According to American Thinker, the Teamsters, notably, are not affiliated with the AFL-CIO, while the Bakers are part of the labor federation headed by Richard Trumka. It is claimed that “Trumka has a long and sordid history of selling out union workers for his personal political power and career advancement.” Clarice Feldman chronicles for readers of American Thinker Trumka’s “sell-out of the mine workers when he headed the United Mine Workers of America, allying with President Obama, who has made clear his intent to close down coal mines and destroy mining jobs, sacrificing his members’ livelihood, while his political sway earned him a promotion from his own union to head up the entire AFL-CIO and emerge as one of Obama’s key allies.”

What killed Hostess in the end is pure business math. The tastes of Americans have slowly been getting healthier, with companies like Coke only maintaining their market lead because of diet products like the Diet Coke. Other companies have responded to this change, while Hostess did not. According to Forbes, Hostess lost $341 million last year. The money the Bakery Union demanded for worker job compensation simply wasn’t available. Forbes says that “the Teamsters union, whom nobody would ever accuse of wimping out during contract talks, looked at Hostess’ books and acknowledged that the only way to keep the operation afloat would have been for workers to accept lower compensation.”

Forbes raises some serious questions about the action of the unions:

If people lose their jobs because they committed economic hara-kiri, should they still be entitled to receive taxpayer-funded unemployment?

Should the Teamsters union members, whose jobs are also being lost because of the Bakery union’s decision, be allowed to file civil suit against the Bakery union for compensatory damages for the losses they will suffer from the latter’s reckless actions?

Can the rank and file of the bakery union sue their union leaders for professional malpractice? (The malpractice is worse in the union’s case, because most doctors convicted of malpractice don’t intentionally try to harm patients, whereas the Hostess bakery union could see that their action would have a lethal effect, and they went ahead with it anyway.)

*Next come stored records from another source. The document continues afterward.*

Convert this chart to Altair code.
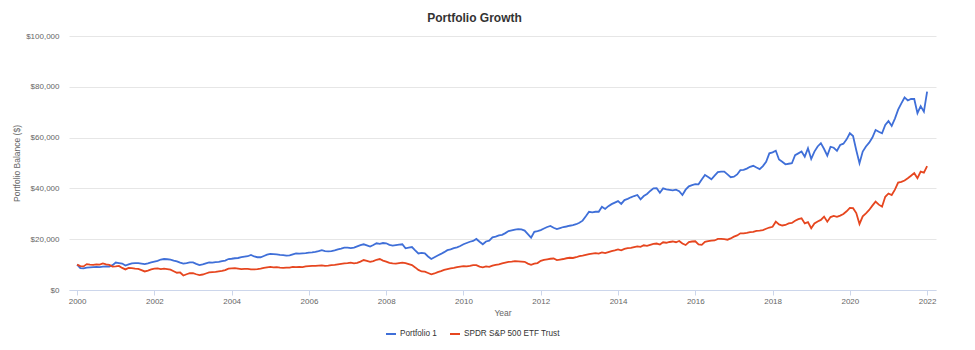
import altair as alt
import pandas as pd

series_names = ["Portfolio 1", "SPDR S&P 500 ETF Trust"]
series_colors = ["#3f6fd8", "#e6461f"]
x_ticks = list(range(2000, 2023, 2))
y_ticks = [0, 20000, 40000, 60000, 80000, 100000]

# Monthly balances (thousands of $), one row per year, positions year + k/12
p1_2000 = [10.0, 8.6, 8.5, 8.8, 8.9, 9.0, 9.1, 9.0, 9.2, 9.3, 9.2, 9.8]
p1_2001 = [10.8, 10.6, 10.4, 9.6, 10.1, 10.5, 10.6, 10.6, 10.4, 10.2, 10.5, 10.9]
p1_2002 = [11.2, 11.5, 12.0, 12.2, 12.1, 12.0, 11.6, 11.3, 10.8, 10.4, 10.6, 10.9]
p1_2003 = [10.9, 10.3, 9.8, 10.1, 10.5, 10.9, 10.8, 11.0, 11.1, 11.4, 11.6, 12.2]
p1_2004 = [12.3, 12.5, 12.6, 12.9, 13.1, 13.3, 13.8, 13.2, 12.9, 12.9, 13.4, 13.9]
p1_2005 = [14.2, 14.1, 14.0, 13.8, 13.7, 13.5, 13.6, 14.0, 14.4, 14.3, 14.4, 14.5]
p1_2006 = [14.7, 14.8, 15.0, 15.3, 15.7, 15.3, 15.2, 15.3, 15.6, 16.0, 16.3, 16.7]
p1_2007 = [16.7, 16.5, 16.7, 17.2, 17.7, 18.0, 17.6, 17.1, 17.7, 18.4, 18.2, 18.5]
p1_2008 = [18.4, 17.8, 17.5, 17.7, 17.9, 18.0, 16.4, 16.7, 16.9, 15.6, 14.4, 14.6]
p1_2009 = [14.4, 13.2, 12.2, 12.9, 13.6, 14.2, 14.9, 15.7, 16.0, 16.5, 16.8, 17.3]
p1_2010 = [18.0, 18.5, 19.0, 19.3, 20.1, 19.0, 18.0, 19.1, 19.4, 20.7, 21.0, 21.5]
p1_2011 = [21.7, 22.4, 23.2, 23.5, 23.8, 24.0, 23.9, 23.4, 22.0, 20.6, 22.9, 23.2]
p1_2012 = [23.6, 24.2, 24.8, 25.2, 24.5, 24.0, 24.4, 24.8, 25.0, 25.3, 25.5, 25.9]
p1_2013 = [26.5, 27.3, 29.0, 30.8, 30.6, 30.8, 30.8, 32.8, 31.9, 33.0, 33.8, 34.4]
p1_2014 = [35.0, 33.9, 35.4, 35.9, 36.5, 37.0, 37.4, 35.7, 37.0, 37.8, 39.0, 40.0]
p1_2015 = [40.1, 38.3, 40.0, 39.6, 39.4, 39.2, 39.5, 38.9, 37.4, 39.5, 40.8, 41.3]
p1_2016 = [41.7, 41.6, 43.5, 45.3, 44.5, 43.6, 45.0, 46.4, 46.6, 46.6, 45.5, 44.4]
p1_2017 = [44.6, 45.5, 47.2, 47.3, 47.8, 48.5, 48.9, 48.2, 47.6, 48.8, 50.5, 53.8]
p1_2018 = [54.2, 54.8, 51.4, 50.5, 49.5, 49.7, 49.9, 53.1, 53.8, 54.5, 52.5, 55.8]
p1_2019 = [51.6, 54.5, 56.5, 57.8, 55.5, 52.9, 56.4, 56.0, 54.8, 57.1, 57.6, 59.3]
p1_2020 = [61.7, 60.6, 55.0, 49.9, 54.5, 56.5, 58.0, 60.0, 63.0, 62.3, 61.7, 65.0]
p1_2021 = [66.5, 64.6, 67.5, 71.0, 73.5, 75.8, 74.6, 75.2, 75.2, 69.6, 72.4, 70.2]
p1_end = 78.1

spy_2000 = [10.0, 9.4, 9.3, 10.2, 10.0, 9.9, 10.1, 10.0, 10.5, 10.1, 9.9, 9.2]
spy_2001 = [9.3, 9.5, 8.7, 8.1, 8.7, 8.6, 8.4, 8.3, 7.8, 7.3, 7.6, 8.1]
spy_2002 = [8.4, 8.5, 8.2, 8.4, 8.2, 8.0, 7.4, 6.8, 6.9, 5.7, 6.2, 6.6]
spy_2003 = [6.6, 6.2, 5.9, 6.1, 6.5, 6.9, 7.0, 7.1, 7.3, 7.5, 7.8, 8.4]
spy_2004 = [8.5, 8.6, 8.4, 8.2, 8.3, 8.3, 8.1, 8.1, 8.2, 8.4, 8.7, 8.9]
spy_2005 = [9.1, 8.9, 9.0, 8.8, 8.7, 8.8, 8.8, 9.1, 9.0, 9.1, 9.0, 9.3]
spy_2006 = [9.4, 9.5, 9.5, 9.6, 9.7, 9.5, 9.6, 9.8, 9.9, 10.1, 10.3, 10.5]
spy_2007 = [10.6, 10.8, 10.5, 10.7, 11.2, 11.8, 11.5, 11.1, 11.4, 11.9, 12.2, 11.6]
spy_2008 = [11.2, 10.7, 10.5, 10.4, 10.6, 10.8, 10.6, 10.2, 9.8, 8.9, 7.9, 7.3]
spy_2009 = [7.2, 6.7, 6.2, 6.5, 7.0, 7.4, 7.9, 8.2, 8.5, 8.7, 9.0, 9.2]
spy_2010 = [9.4, 9.3, 9.5, 9.8, 9.8, 9.2, 8.9, 9.3, 9.1, 9.6, 9.9, 10.1]
spy_2011 = [10.5, 10.8, 11.1, 11.2, 11.4, 11.3, 11.2, 11.1, 10.4, 9.9, 10.4, 10.6]
spy_2012 = [11.5, 11.9, 12.1, 12.3, 12.4, 11.8, 12.0, 12.2, 12.5, 12.7, 12.6, 12.9]
spy_2013 = [13.3, 13.5, 13.8, 14.1, 14.3, 14.5, 14.3, 14.8, 14.5, 14.9, 15.3, 15.6]
spy_2014 = [16.0, 15.6, 16.2, 16.5, 16.6, 16.9, 17.2, 17.0, 17.6, 17.4, 17.8, 18.2]
spy_2015 = [18.3, 17.9, 18.8, 18.6, 18.9, 19.1, 18.8, 19.3, 18.3, 17.7, 18.9, 19.1]
spy_2016 = [19.2, 18.0, 17.8, 19.0, 19.2, 19.4, 19.5, 20.1, 20.1, 20.0, 19.8, 20.3]
spy_2017 = [21.0, 21.5, 22.3, 22.3, 22.5, 22.8, 22.9, 23.3, 23.4, 23.6, 24.1, 24.6]
spy_2018 = [24.9, 26.9, 25.8, 25.4, 25.6, 26.2, 26.4, 27.3, 27.9, 28.2, 26.2, 26.7]
spy_2019 = [24.3, 26.2, 27.0, 27.6, 28.9, 26.9, 28.7, 29.2, 28.8, 29.3, 29.9, 31.0]
spy_2020 = [32.3, 32.2, 30.3, 26.0, 29.0, 30.2, 31.5, 33.2, 34.8, 33.6, 32.8, 36.7]
spy_2021 = [38.0, 37.4, 39.5, 42.3, 42.6, 43.1, 44.0, 45.0, 46.0, 44.0, 46.6, 46.2]
spy_end = 48.8

p1_rows = [p1_2000, p1_2001, p1_2002, p1_2003, p1_2004, p1_2005, p1_2006, p1_2007,
           p1_2008, p1_2009, p1_2010, p1_2011, p1_2012, p1_2013, p1_2014, p1_2015,
           p1_2016, p1_2017, p1_2018, p1_2019, p1_2020, p1_2021]
spy_rows = [spy_2000, spy_2001, spy_2002, spy_2003, spy_2004, spy_2005, spy_2006, spy_2007,
            spy_2008, spy_2009, spy_2010, spy_2011, spy_2012, spy_2013, spy_2014, spy_2015,
            spy_2016, spy_2017, spy_2018, spy_2019, spy_2020, spy_2021]

p1_vals = [v for r in p1_rows for v in r] + [p1_end]
spy_vals = [v for r in spy_rows for v in r] + [spy_end]

records = []
for i, v in enumerate(p1_vals):
    records.append({"t": 2000 + i / 12, "series": series_names[0], "value": v * 1000, "o": 0})
for i, v in enumerate(spy_vals):
    records.append({"t": 2000 + i / 12, "series": series_names[1], "value": v * 1000, "o": 1})
df = pd.DataFrame(records)

chart = alt.Chart(df).mark_line(strokeWidth=1.8).encode(
    x=alt.X(
        "t:Q",
        scale=alt.Scale(domain=[1999.79, 2022.23], nice=False, zero=False),
        axis=alt.Axis(
            values=x_ticks, format="d", title="Year", grid=False,
            domainColor="#ccd6eb", tickColor="#ccd6eb", tickSize=5,
            labelFontSize=8, labelColor="#666666", labelPadding=2,
            titleFontSize=8.5, titleColor="#666666", titleFontWeight="normal",
            titleY=22, titleBaseline="middle",
        ),
    ),
    y=alt.Y(
        "value:Q",
        scale=alt.Scale(domain=[0, 100000], nice=False),
        axis=alt.Axis(
            values=y_ticks, format="$,.0f", title="Portfolio Balance ($)",
            domain=False, ticks=False, gridColor="#e6e6e6",
            labelFontSize=8, labelColor="#666666", labelPadding=10,
            titleFontSize=8.5, titleColor="#666666", titleFontWeight="normal",
            titleX=-53, titleY=127, titleAngle=270, titleBaseline="middle", titleAlign="center",
        ),
    ),
    color=alt.Color(
        "series:N",
        scale=alt.Scale(domain=series_names, range=series_colors),
        legend=alt.Legend(
            title=None, orient="none", legendX=316, legendY=292, direction="horizontal",
            symbolType="stroke", symbolStrokeWidth=2, symbolSize=100,
            labelFontSize=8.2, labelColor="#333333", labelOffset=3, columnPadding=9,
        ),
    ),
    order=alt.Order("o:Q"),
).properties(
    width=867,
    height=254,
    title=alt.TitleParams(
        "Portfolio Growth", fontSize=12, fontWeight="bold", color="#333333",
        anchor="middle", dx=-28, offset=2, baseline="middle",
    ),
    padding={"left": 69, "top": 36, "right": 39, "bottom": 60},
    autosize=alt.AutoSizeParams(type="none"),
    background="white",
).configure(font="Liberation Sans").configure_view(stroke=None)

chart.save("out.html", embed_options={"renderer": "svg", "actions": False})
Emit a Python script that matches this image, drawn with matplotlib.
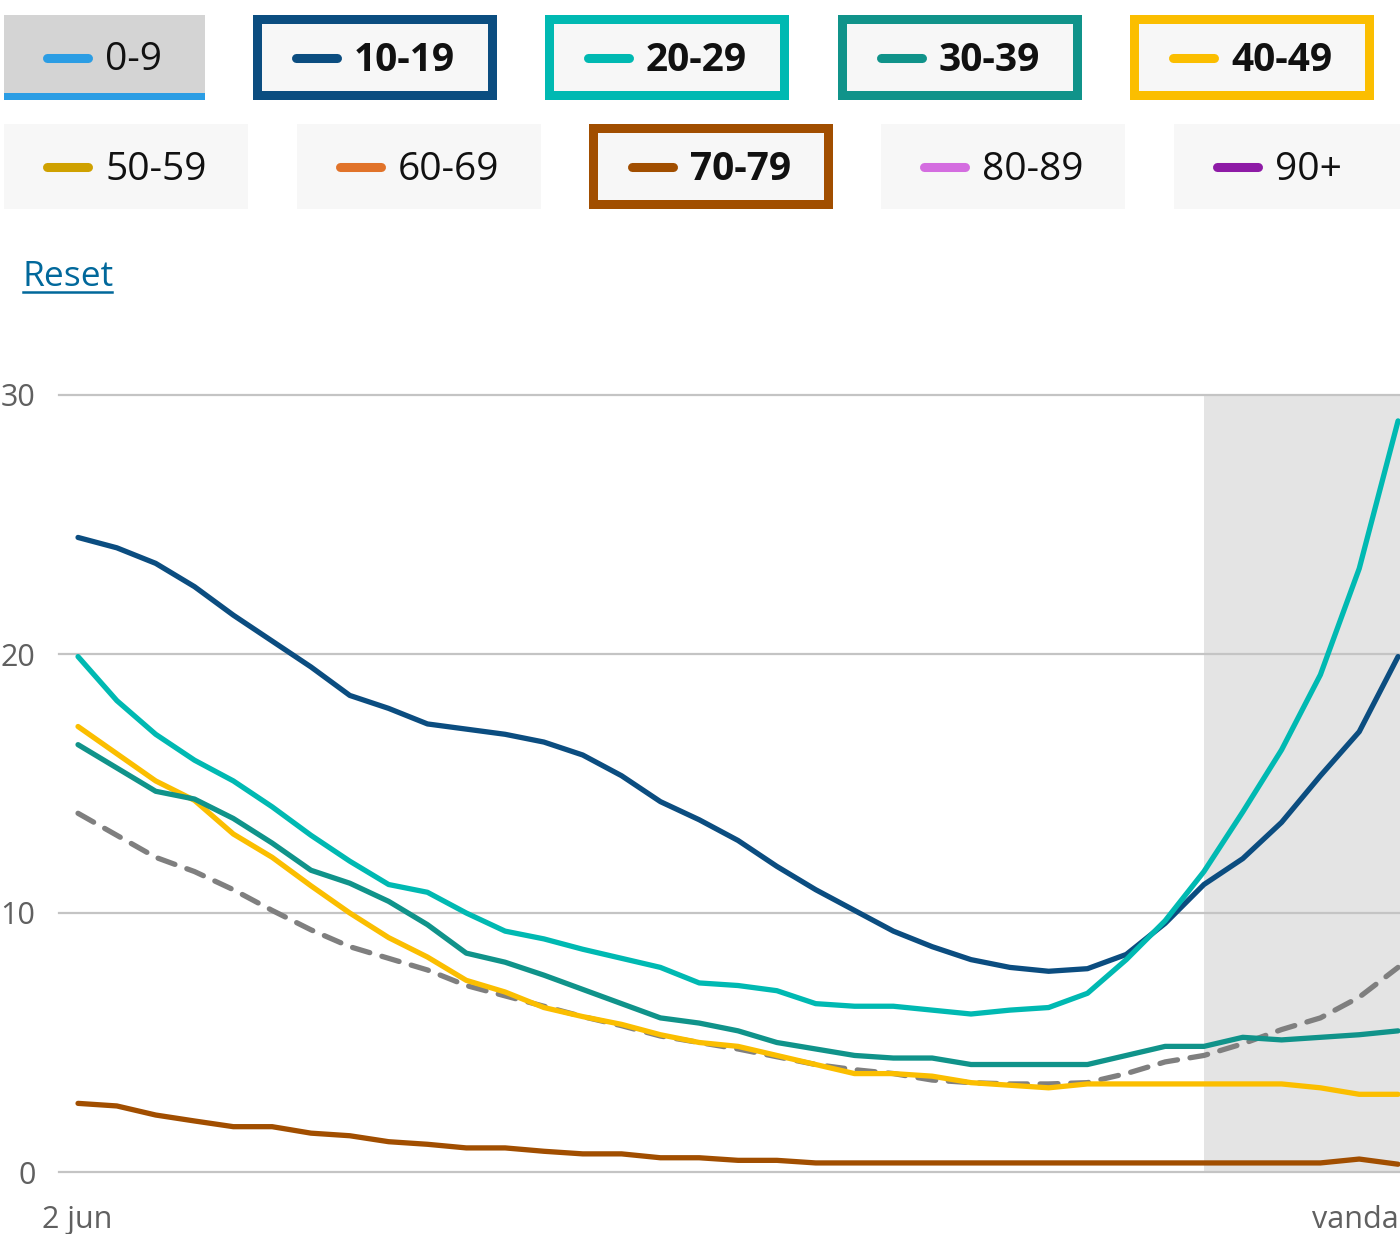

At the end of the the Twinkies saga, the final nail in the coffin was that the Bakers Union called for a strike despite Judge Drain having “serious questions as to the logic behind the decision” and walked out on negotiations. A union is supposed to represent the workers to their benefit, not get them fired. In startling contrast to statements by Richard Trumka, Samuel Gompers, the founder of the American Federation of Labor, which became the AFL-CIO, said this over a century ago: “that what workers need is a company that operates at a profit.”